Ancient Susu houses were typically made of either mud or cement blocks, depending on the resources available. They are generally quite large in order to accommodate extended families. In the cities, roofs are most often made of corrugated iron; whereas in the rural areas, they are usually made of thatch. Most cooking is done over open fires. Electricity is scarce throughout the region, even in the capital city, many go days without any power. Clean water is generally lacking in the capital, but in more rural areas is not considered a big problem. Humanitarian aid organizations are trying to help the Susu by digging wells throughout the area.
Although Western clothes can be obtained in the markets, most Susu women seem to prefer an African dress. They usually wear African-style skirts that reach to their ankles. Older men wear loose-fitting cotton robes, but the younger men prefer Western-style clothing.

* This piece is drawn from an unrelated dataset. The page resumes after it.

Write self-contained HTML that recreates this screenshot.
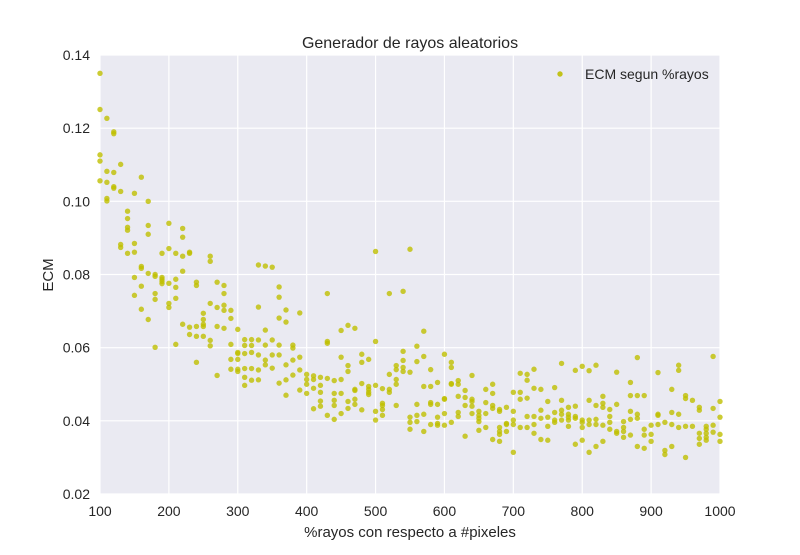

Religion and traditional beliefs
Over 99% of Susu are Muslim, and Islam dominates their religious culture and practices. Most Islamic holidays are observed, the most important being the celebration that follows Ramadan (a month of prayer and fasting). The Susu also combine their Islamic faith with traditional beliefs, such as the existence of spirits who inhabit certain areas, and the belief in sorcerers who have the power to change into animals, cast evil spells on people, or heal people from certain ailments.
Regions with significant population
Over 75 percent of the total Susu population live in Guinea, particularly in and around the Guinean capital Conakry. The Susu predominate in the central region of Guinea and theirs is the most widely spoken language in the capital Conakry and other cities in central Guinea, including Kindia, Forekaria and Koya. The Sierra Leonean Susu live primarily in Kambia District where they form the second largest ethnic group after the Temne at about 28% of the population.
- Lansana Conté, former president of Guinea from 1984 to 2008
- Dala Modu Dumbuya was an important Sierra Leonean Susu trader during colonial era
- Ibrahima Kassory Fofana, former Finance minister of Guinea
- Ahmed Ramadan Dumbuya, Sierra Leonean politician
- Momodu Yillah, Sierra Leonean business mand the SLPP political party Trustee
- Pr. Sekou Mouke Yansane, Professor, Ambassador-Diplomat to the United Nations, Governor
- Eugène Camara, former prime minister of Guinea
- Arafan Camara, former Guinean defense minister
- Sheriff Suma, Sierra Leonean football star
- Souleymane Youla, Guinean football star
- Mohamed Sillah, Sierra Leonean football star
- Henri Camara, Senegalese football star
- Ismaël Bangoura, Guinean footballer
- Ibrahima Camara, Guinean football star
- Prince Modupe, Guinean actor, Hollywood technical advisor on Africa and author of the autobiography, A Royal African (Praeger: New York, 1969) (published in 1957 by Harcourt, Brace & World as I Was a Savage).